What the task requires: Copy the data below exactly, omitting any picture it contains.

Information provided:

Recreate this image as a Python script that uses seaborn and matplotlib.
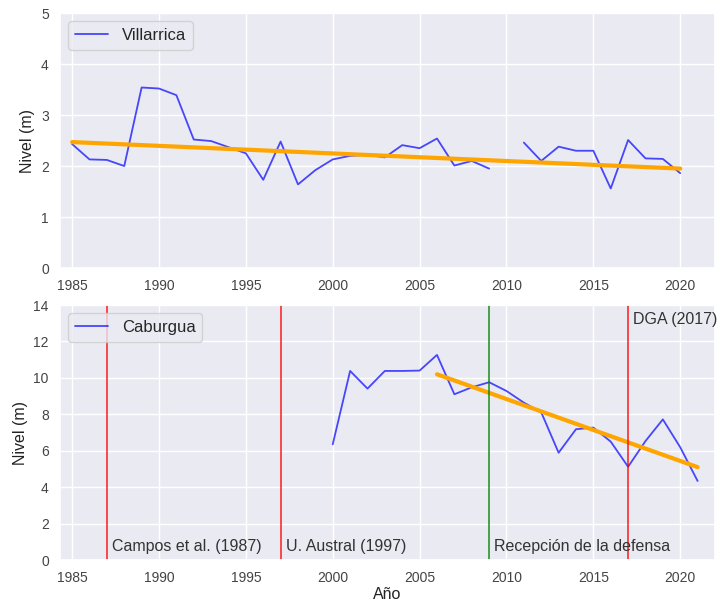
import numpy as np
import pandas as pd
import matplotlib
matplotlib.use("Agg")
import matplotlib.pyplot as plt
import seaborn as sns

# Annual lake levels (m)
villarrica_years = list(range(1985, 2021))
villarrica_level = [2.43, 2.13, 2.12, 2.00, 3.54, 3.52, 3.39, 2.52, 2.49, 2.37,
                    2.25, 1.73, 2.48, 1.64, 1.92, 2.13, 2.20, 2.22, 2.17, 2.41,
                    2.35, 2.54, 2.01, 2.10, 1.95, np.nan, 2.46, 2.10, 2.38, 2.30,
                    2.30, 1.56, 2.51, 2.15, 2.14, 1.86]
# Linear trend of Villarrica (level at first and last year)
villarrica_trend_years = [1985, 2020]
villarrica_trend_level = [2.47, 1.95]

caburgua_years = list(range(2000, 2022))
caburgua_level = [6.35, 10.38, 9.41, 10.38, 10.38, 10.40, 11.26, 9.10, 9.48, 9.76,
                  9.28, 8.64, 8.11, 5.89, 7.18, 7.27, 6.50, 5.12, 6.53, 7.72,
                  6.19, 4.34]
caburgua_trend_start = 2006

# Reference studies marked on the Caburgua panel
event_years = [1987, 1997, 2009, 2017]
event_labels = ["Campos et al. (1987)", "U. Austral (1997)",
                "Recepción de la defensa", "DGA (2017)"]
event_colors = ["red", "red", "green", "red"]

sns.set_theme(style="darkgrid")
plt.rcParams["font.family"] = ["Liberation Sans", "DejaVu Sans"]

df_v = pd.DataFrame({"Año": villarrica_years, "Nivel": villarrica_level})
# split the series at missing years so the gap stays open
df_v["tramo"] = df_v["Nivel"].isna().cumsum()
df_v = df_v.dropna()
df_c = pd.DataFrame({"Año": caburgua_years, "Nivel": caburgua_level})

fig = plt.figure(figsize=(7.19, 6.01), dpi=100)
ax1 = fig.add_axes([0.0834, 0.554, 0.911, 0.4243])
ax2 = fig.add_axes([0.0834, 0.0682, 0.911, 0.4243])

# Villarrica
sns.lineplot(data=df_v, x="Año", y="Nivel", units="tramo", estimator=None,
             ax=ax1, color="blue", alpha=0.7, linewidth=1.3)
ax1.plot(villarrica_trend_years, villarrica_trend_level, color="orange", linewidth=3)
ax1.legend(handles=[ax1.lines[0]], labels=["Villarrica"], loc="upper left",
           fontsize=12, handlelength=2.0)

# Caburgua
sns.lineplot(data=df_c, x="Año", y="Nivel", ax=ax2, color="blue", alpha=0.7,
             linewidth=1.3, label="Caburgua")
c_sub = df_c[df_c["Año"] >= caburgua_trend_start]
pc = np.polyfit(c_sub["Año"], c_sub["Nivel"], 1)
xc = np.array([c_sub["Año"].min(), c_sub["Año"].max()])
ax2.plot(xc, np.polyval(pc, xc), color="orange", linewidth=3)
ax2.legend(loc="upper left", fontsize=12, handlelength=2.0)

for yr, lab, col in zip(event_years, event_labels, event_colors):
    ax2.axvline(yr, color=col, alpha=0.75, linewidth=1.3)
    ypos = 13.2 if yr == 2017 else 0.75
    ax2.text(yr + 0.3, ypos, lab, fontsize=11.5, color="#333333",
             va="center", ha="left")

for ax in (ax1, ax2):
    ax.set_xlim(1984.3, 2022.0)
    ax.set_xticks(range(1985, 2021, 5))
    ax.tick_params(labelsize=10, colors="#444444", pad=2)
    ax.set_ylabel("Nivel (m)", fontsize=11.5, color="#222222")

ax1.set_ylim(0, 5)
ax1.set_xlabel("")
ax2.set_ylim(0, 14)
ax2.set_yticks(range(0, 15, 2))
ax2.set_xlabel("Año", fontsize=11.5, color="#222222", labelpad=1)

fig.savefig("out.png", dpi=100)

Full output:
Recreate this image as a Python script that uses seaborn and matplotlib.
import numpy as np
import pandas as pd
import matplotlib
matplotlib.use("Agg")
import matplotlib.pyplot as plt
import seaborn as sns

# Annual lake levels (m)
villarrica_years = list(range(1985, 2021))
villarrica_level = [2.43, 2.13, 2.12, 2.00, 3.54, 3.52, 3.39, 2.52, 2.49, 2.37,
                    2.25, 1.73, 2.48, 1.64, 1.92, 2.13, 2.20, 2.22, 2.17, 2.41,
                    2.35, 2.54, 2.01, 2.10, 1.95, np.nan, 2.46, 2.10, 2.38, 2.30,
                    2.30, 1.56, 2.51, 2.15, 2.14, 1.86]
# Linear trend of Villarrica (level at first and last year)
villarrica_trend_years = [1985, 2020]
villarrica_trend_level = [2.47, 1.95]

caburgua_years = list(range(2000, 2022))
caburgua_level = [6.35, 10.38, 9.41, 10.38, 10.38, 10.40, 11.26, 9.10, 9.48, 9.76,
                  9.28, 8.64, 8.11, 5.89, 7.18, 7.27, 6.50, 5.12, 6.53, 7.72,
                  6.19, 4.34]
caburgua_trend_start = 2006

# Reference studies marked on the Caburgua panel
event_years = [1987, 1997, 2009, 2017]
event_labels = ["Campos et al. (1987)", "U. Austral (1997)",
                "Recepción de la defensa", "DGA (2017)"]
event_colors = ["red", "red", "green", "red"]

sns.set_theme(style="darkgrid")
plt.rcParams["font.family"] = ["Liberation Sans", "DejaVu Sans"]

df_v = pd.DataFrame({"Año": villarrica_years, "Nivel": villarrica_level})
# split the series at missing years so the gap stays open
df_v["tramo"] = df_v["Nivel"].isna().cumsum()
df_v = df_v.dropna()
df_c = pd.DataFrame({"Año": caburgua_years, "Nivel": caburgua_level})

fig = plt.figure(figsize=(7.19, 6.01), dpi=100)
ax1 = fig.add_axes([0.0834, 0.554, 0.911, 0.4243])
ax2 = fig.add_axes([0.0834, 0.0682, 0.911, 0.4243])

# Villarrica
sns.lineplot(data=df_v, x="Año", y="Nivel", units="tramo", estimator=None,
             ax=ax1, color="blue", alpha=0.7, linewidth=1.3)
ax1.plot(villarrica_trend_years, villarrica_trend_level, color="orange", linewidth=3)
ax1.legend(handles=[ax1.lines[0]], labels=["Villarrica"], loc="upper left",
           fontsize=12, handlelength=2.0)

# Caburgua
sns.lineplot(data=df_c, x="Año", y="Nivel", ax=ax2, color="blue", alpha=0.7,
             linewidth=1.3, label="Caburgua")
c_sub = df_c[df_c["Año"] >= caburgua_trend_start]
pc = np.polyfit(c_sub["Año"], c_sub["Nivel"], 1)
xc = np.array([c_sub["Año"].min(), c_sub["Año"].max()])
ax2.plot(xc, np.polyval(pc, xc), color="orange", linewidth=3)
ax2.legend(loc="upper left", fontsize=12, handlelength=2.0)

for yr, lab, col in zip(event_years, event_labels, event_colors):
    ax2.axvline(yr, color=col, alpha=0.75, linewidth=1.3)
    ypos = 13.2 if yr == 2017 else 0.75
    ax2.text(yr + 0.3, ypos, lab, fontsize=11.5, color="#333333",
             va="center", ha="left")

for ax in (ax1, ax2):
    ax.set_xlim(1984.3, 2022.0)
    ax.set_xticks(range(1985, 2021, 5))
    ax.tick_params(labelsize=10, colors="#444444", pad=2)
    ax.set_ylabel("Nivel (m)", fontsize=11.5, color="#222222")

ax1.set_ylim(0, 5)
ax1.set_xlabel("")
ax2.set_ylim(0, 14)
ax2.set_yticks(range(0, 15, 2))
ax2.set_xlabel("Año", fontsize=11.5, color="#222222", labelpad=1)

fig.savefig("out.png", dpi=100)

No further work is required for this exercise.